As Harry Altman pointed out, for a conjecture undecidable -> true means that it can be formulated as a $\Pi_1^0$ statement. To put it simply, if the conjecture is false, one can prove this by an explicit (finite) calculation. I would leave Yang–Mills and Navier–Stokes to someone more familiar with mathematical physics then I am. The other three conjectures, apparently, aren't $\Pi_1^0$ statements for now.
By the way, the Poincare conjecture wasn't a $\Pi_1^0$ statement before Rubinstein's algorithm was discovered (which determines whether or not a 3-manifold is the 3-sphere, see the comment by HJRW). (Expert guys, fix me here if I am wrong). So, whether or not a particular conjecture is in this calss depends on the awailable knowledge. After all, once a conjecture is proven, it is in $\Pi_1^0$ by definition.
Let me begin with Birch and Swinnerton-Dyer Conjecture. Technically, what you need to get \$1M
is to prove or disprove the following (http://www.claymath.org/millenium-problems/birch-and-swinnerton-dyer-conjecture).
If $E$ is an elliptic curve over $\mathbb{Q}$, then $r = rank(E(Q))$, called arithmetic rank,
is equal to the order $r_*$ of zero of $L(E, s)$ at $s=1$, called analytic rank.
This conjecture actually consists of two rather different parts, namely $r\le r_*$ and
$r\ge r_*$. The first one is a $\Pi_1^0$ statement. If $r>r_*$ for a particular curve $E$,
you can prove it by a direct computation (with some luck). The other half of the conjecture
is more tricky, as Will Sawin pointed out. The problem is, there is no known algorithm
to compute the group $E(Q)$. (Do not take me wrong: there are some algorithms, and they
apparently work. We just don't have a proof that they work.)
Theoretically, it is possible that while $r<r_*$ for some curve $E$,
you will never know it because you won't be sure if
there are some more generators of $E(Q)$ which you did not find yet.
In fact, Manin used this very argument in the opposite direction, and proposed an
algorithm of computing the Mordell-Weil group assuming the Birch and Swinnerton-Dyer
Conjecture to be true. (See Hindry, Silverman "Diophantine Geometry" for details.
To be pedantic, you need a bit more then $r=r_*$ for this.)
So, the inequality $r\ge r_*$ is not a $\Pi_1^0$ statement yet, for the best of my knowledge.
I can't say anything sensible about the Hodge conjecture, except that it definitely does not look like $\Pi_1^0$. In order to disprove it by an explicit example, you need to prove that on a particular variety there is no algebraic cycles with a given cohomology class. Maybe experts know better, but I have never heard about any algorithm for a job like this.
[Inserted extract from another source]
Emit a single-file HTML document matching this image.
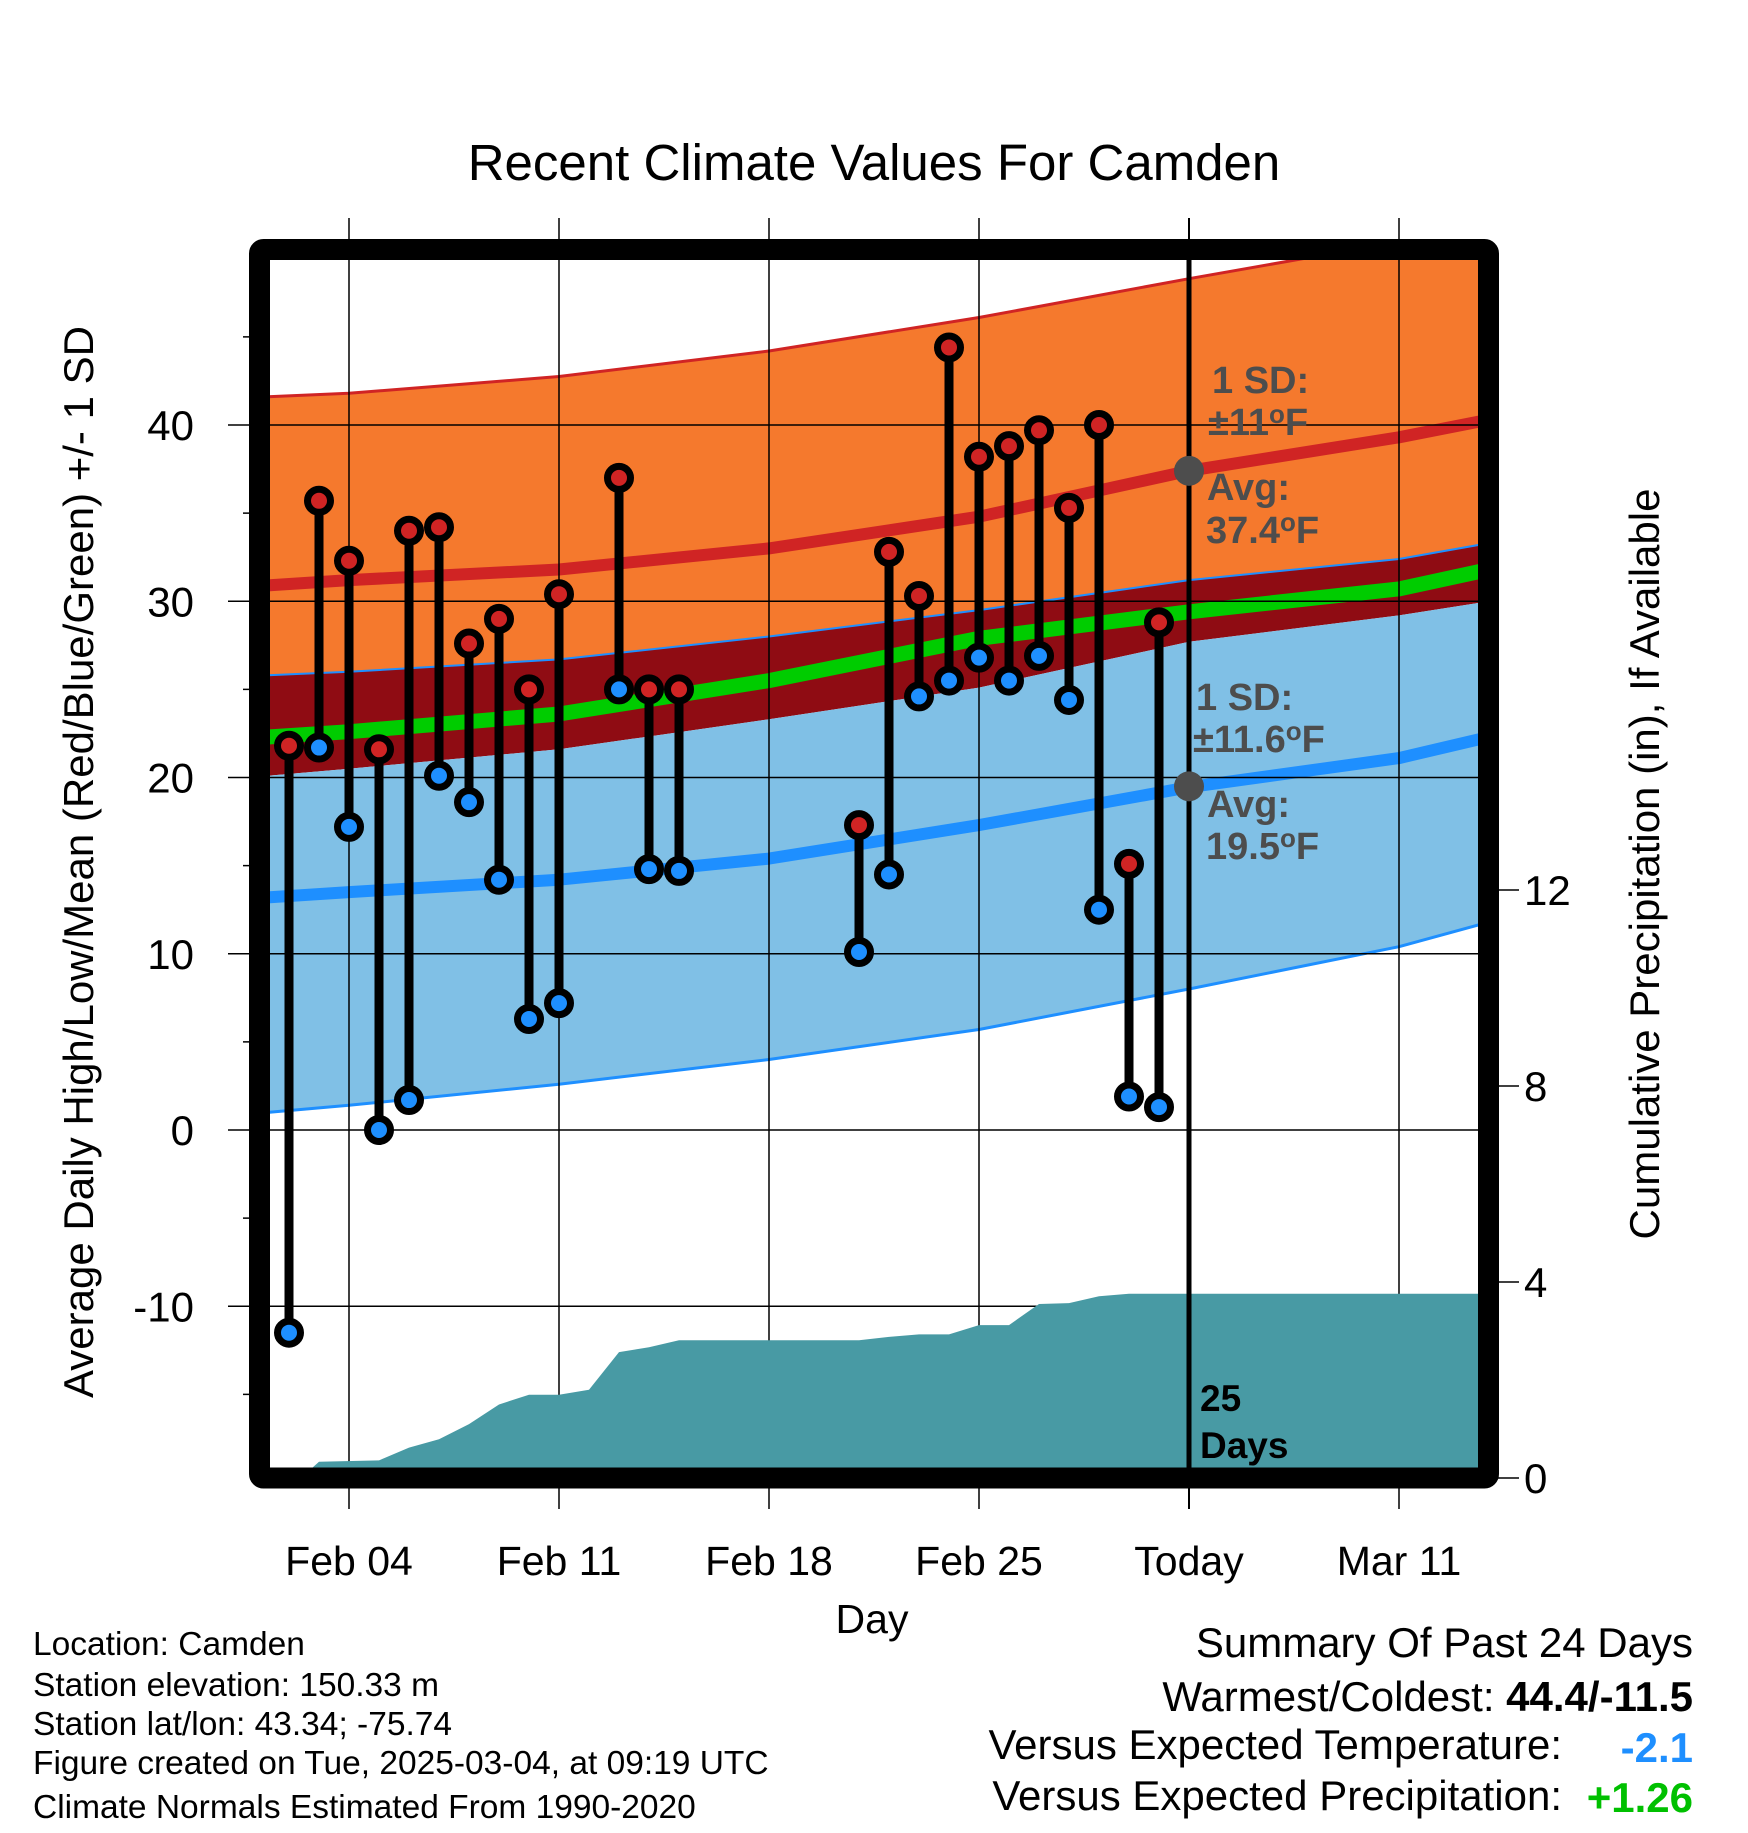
<!DOCTYPE html>
<html><head><meta charset="utf-8"><style>
body{margin:0;background:#fff}
svg text{font-family:"Liberation Sans",Arial,sans-serif}
</style></head><body>
<svg id="chart" width="1748" height="1828" viewBox="0 0 1748 1828" xmlns="http://www.w3.org/2000/svg">
<g id="bands"></g><g id="grid"></g><g id="precip"></g><g id="lines"></g><g id="marks"></g><g id="annot"></g><g id="frame"></g><g id="labels"></g>
</svg>
<script>
// ---- data ----
const days = [2,3,4,5,6,7,8,9,10,11,13,14,15,21,22,23,24,25,26,27,28,29,30,31];
const highs = [21.8,35.7,32.3,21.6,34.0,34.2,27.6,29.0,25.0,30.4,37.0,25.0,25.0,17.3,32.8,30.3,44.4,38.2,38.8,39.7,35.3,40.0,15.1,28.8];
const lows = [-11.5,21.7,17.2,0.0,1.7,20.1,18.6,14.2,6.3,7.2,25.0,14.8,14.7,10.1,14.5,24.6,25.5,26.8,25.5,26.9,24.4,12.5,1.9,1.3];
const normDays = [1.3,4,11,18,25,32,39,42];
const avgHigh = [30.9,31.2,31.8,33.0,34.8,37.4,39.3,40.3];
const highPlusSD = [41.6,41.8,42.75,44.2,46.1,48.3,50.4,51.2];
const lowPlusSD = [25.8,26.0,26.7,28.0,29.5,31.2,32.4,33.3];
const meanTemp = [22.3,22.6,23.6,25.5,27.9,29.4,30.7,31.8];
const highMinusSD = [20.1,20.5,21.6,23.3,25.1,27.7,29.2,30.0];
const avgLow = [13.2,13.5,14.2,15.4,17.3,19.45,21.1,22.3];
const lowMinusSD = [1.0,1.4,2.6,4.0,5.7,8.0,10.4,11.8];
const precipDays = [1.3,2.4,3,5,6,7,8,9,10,11,12,13,14,15,21,22,23,24,25,26,27,28,29,30,42];
const precipCum = [0,0,0.33,0.36,0.62,0.79,1.1,1.5,1.7,1.7,1.8,2.57,2.67,2.81,2.81,2.88,2.93,2.93,3.12,3.12,3.55,3.57,3.71,3.76,3.76];
const xTickDays = [4,11,18,25,32,39];
const xTickLabels = ["Feb 04","Feb 11","Feb 18","Feb 25","Today","Mar 11"];
const yTicks = [-10,0,10,20,30,40];
const yMinor = [-15,-5,5,15,25,35,45];
const pTicks = [0,4,8,12];

// ---- axes ----
const L=259.5,R=1488.5,T=249.5,B=1478;
const X=d=>349+(d-4)*30;
const Y=v=>1130-v*17.625;
const P=v=>B-v*49;
const NS="http://www.w3.org/2000/svg";
function mk(parent,tag,attrs){const e=document.createElementNS(NS,tag);for(const k in attrs)e.setAttribute(k,attrs[k]);document.getElementById(parent).appendChild(e);return e;}
function pts(xs,ys,f){return xs.map((d,i)=>X(d).toFixed(1)+","+f(ys[i]).toFixed(1));}

const defs=document.createElementNS(NS,"defs");
defs.innerHTML='<clipPath id="clip"><rect x="'+L+'" y="'+T+'" width="'+(R-L)+'" height="'+(B-T)+'"/></clipPath>';
document.getElementById("chart").prepend(defs);
["bands","precip","lines","marks"].forEach(id=>document.getElementById(id).setAttribute("clip-path","url(#clip)"));

function band(top,bot,fill,name){
  const p=pts(normDays,top,Y).concat(pts(normDays,bot,Y).reverse());
  const e=mk("bands","polygon",{points:p.join(" "),fill:fill});
  
  
}
band(highPlusSD,lowPlusSD,"#f5792d","high-sd-band");
band(lowPlusSD,highMinusSD,"#8f0c13","overlap-band");
band(highMinusSD,lowMinusSD,"#80c0e6","low-sd-band");
function line(arr,col,w,name,g){
  const e=mk(g||"lines","polyline",{points:pts(normDays,arr,Y).join(" "),fill:"none",stroke:col,"stroke-width":w,"stroke-linejoin":"round"});
  
  
}
line(highPlusSD,"#d02424",3,"high-plus-sd-line","bands");
line(lowPlusSD,"#1e8fff",2,"low-plus-sd-line","bands");
line(meanTemp,"#00cc00",15,"mean-line","bands");
line(avgHigh,"#d02424",12,"avg-high-line","bands");
line(avgLow,"#1e8fff",12,"avg-low-line","bands");
line(lowMinusSD,"#1e8fff",3,"low-minus-sd-line","bands");

xTickDays.forEach((d,i)=>{
  const g=mk("grid","line",{x1:X(d),x2:X(d),y1:218,y2:1509,stroke:"#000","stroke-width":i==4?0:1.5});
  
  
  const t=mk("labels","text",{x:X(d),y:1575,"font-size":41,"text-anchor":"middle"});
  t.textContent=xTickLabels[i];
  
  
});
yTicks.forEach(v=>{
  const g=mk("grid","line",{x1:228,x2:R,y1:Y(v),y2:Y(v),stroke:"#000","stroke-width":1.5});
  
  
  const t=mk("labels","text",{x:194,y:Y(v)+15,"font-size":42,"text-anchor":"end"});
  t.textContent=v;
  
  
});
yMinor.forEach(v=>{
  const g=mk("grid","line",{x1:243,x2:L,y1:Y(v),y2:Y(v),stroke:"#000","stroke-width":1.5});
  
  
});
pTicks.forEach(v=>{
  const g=mk("grid","line",{x1:R,x2:1519,y1:P(v),y2:P(v),stroke:"#000","stroke-width":1.5});
  
  
  const t=mk("labels","text",{x:1524,y:P(v)+15,"font-size":42});
  t.textContent=v;
  
  
});

{
  const p=pts(precipDays,precipCum,P);
  p.push(X(precipDays[precipDays.length-1])+","+B, X(precipDays[0])+","+B);
  const e=mk("precip","polygon",{points:p.join(" "),fill:"#489aa4"});
  
  
}

{
  const e=mk("lines","line",{x1:X(32),x2:X(32),y1:T,y2:B,stroke:"#000","stroke-width":5});
  
  
  const t=mk("grid","line",{x1:X(32),x2:X(32),y1:218,y2:1509,stroke:"#000","stroke-width":2});
  
  
}

days.forEach((d,i)=>{
  const s=mk("marks","line",{x1:X(d),x2:X(d),y1:Y(highs[i]),y2:Y(lows[i]),stroke:"#000","stroke-width":9});
  
  
});
days.forEach((d,i)=>{
  const h=mk("marks","circle",{cx:X(d),cy:Y(highs[i]),r:11.5,fill:"#d02424",stroke:"#000","stroke-width":7});
  
  
  const l=mk("marks","circle",{cx:X(d),cy:Y(lows[i]),r:11.5,fill:"#1e8fff",stroke:"#000","stroke-width":7});
  
  
});

function txt(g,x,y,s,str,attrs,name){const t=mk(g,"text",Object.assign({x:x,y:y,"font-size":s},attrs||{}));t.innerHTML=str;return t;}
{
  const a=mk("annot","circle",{cx:X(32),cy:Y(37.4),r:15,fill:"#4d4d4d"});
  
  
  const b=mk("annot","circle",{cx:X(32),cy:Y(19.5),r:15,fill:"#4d4d4d"});
  
  
}
const ga={"font-weight":"bold",fill:"#4d4d4d"};
txt("annot",1212,393,38,"1 SD:",ga,"high-sd-label");
txt("annot",1208,435,38,'±11<tspan font-size="26" dy="-12">o</tspan><tspan dy="12">F</tspan>',ga,"high-sd-value");
txt("annot",1207,500,38,"Avg:",ga,"avg-high-label");
txt("annot",1206,543,38,'37.4<tspan font-size="26" dy="-12">o</tspan><tspan dy="12">F</tspan>',ga,"avg-high-value");
txt("annot",1196,710,38,"1 SD:",ga,"low-sd-label");
txt("annot",1193,752,38,'±11.6<tspan font-size="26" dy="-12">o</tspan><tspan dy="12">F</tspan>',ga,"low-sd-value");
txt("annot",1207,817,38,"Avg:",ga,"avg-low-label");
txt("annot",1206,859,38,'19.5<tspan font-size="26" dy="-12">o</tspan><tspan dy="12">F</tspan>',ga,"avg-low-value");
txt("annot",1200,1411,37,"25",{"font-weight":"bold"},"days-count");
txt("annot",1200,1458,37,"Days",{"font-weight":"bold"},"days-label");

{
  const f=mk("frame","rect",{x:L,y:T,width:R-L,height:B-T,fill:"none",stroke:"#000","stroke-width":21,rx:4});
  
  
}

txt("labels",874,180,51,"Recent Climate Values For Camden",{"text-anchor":"middle"},"chart-title");
txt("labels",872,1633,41,"Day",{"text-anchor":"middle"},"x-axis-title");
txt("labels",0,0,42,"Average Daily High/Low/Mean (Red/Blue/Green) +/- 1 SD",{"text-anchor":"middle",transform:"translate(93,862) rotate(-90)"},"y-axis-title");
txt("labels",0,0,42,"Cumulative Precipitation (in), If Available",{"text-anchor":"middle",transform:"translate(1659,864) rotate(-90)"},"precip-axis-title");
const info=["Location: Camden","Station elevation: 150.33 m","Station lat/lon: 43.34; -75.74","Figure created on Tue, 2025-03-04, at 09:19 UTC","Climate Normals Estimated From 1990-2020"];
const infoY=[1655,1696,1735,1774,1818];
info.forEach((s,i)=>txt("labels",33,infoY[i],33.5,s,{},"station-info-line"));
txt("labels",1693,1657,42,"Summary Of Past 24 Days",{"text-anchor":"end"},"summary-title");
txt("labels",1693,1711,42,'Warmest/Coldest: <tspan font-weight="bold">44.4/-11.5</tspan>',{"text-anchor":"end"},"warmest-coldest");
txt("labels",1562,1759,42,"Versus Expected Temperature:",{"text-anchor":"end"},"temp-anomaly-label");
txt("labels",1693,1762,42,"-2.1",{"text-anchor":"end","font-weight":"bold",fill:"#1e8fff"},"temp-anomaly-value");
txt("labels",1562,1810,42,"Versus Expected Precipitation:",{"text-anchor":"end"},"precip-anomaly-label");
txt("labels",1693,1812,42,"+1.26",{"text-anchor":"end","font-weight":"bold",fill:"#00c000"},"precip-anomaly-value");
</script>
</body></html>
Bjørn Kjos-Hanssen already gave an answer about $P\neq NP$, and I don't have much to add. Except for, as I pointed out in a separate question, How to prove a $\Pi_2$ statement properly?How to prove a $\Pi_2$ statement properly?, there is a technical possibility that that problem is decidable, but the "decision" is wrong. (Do not take me seriously, I don't really believe in this.)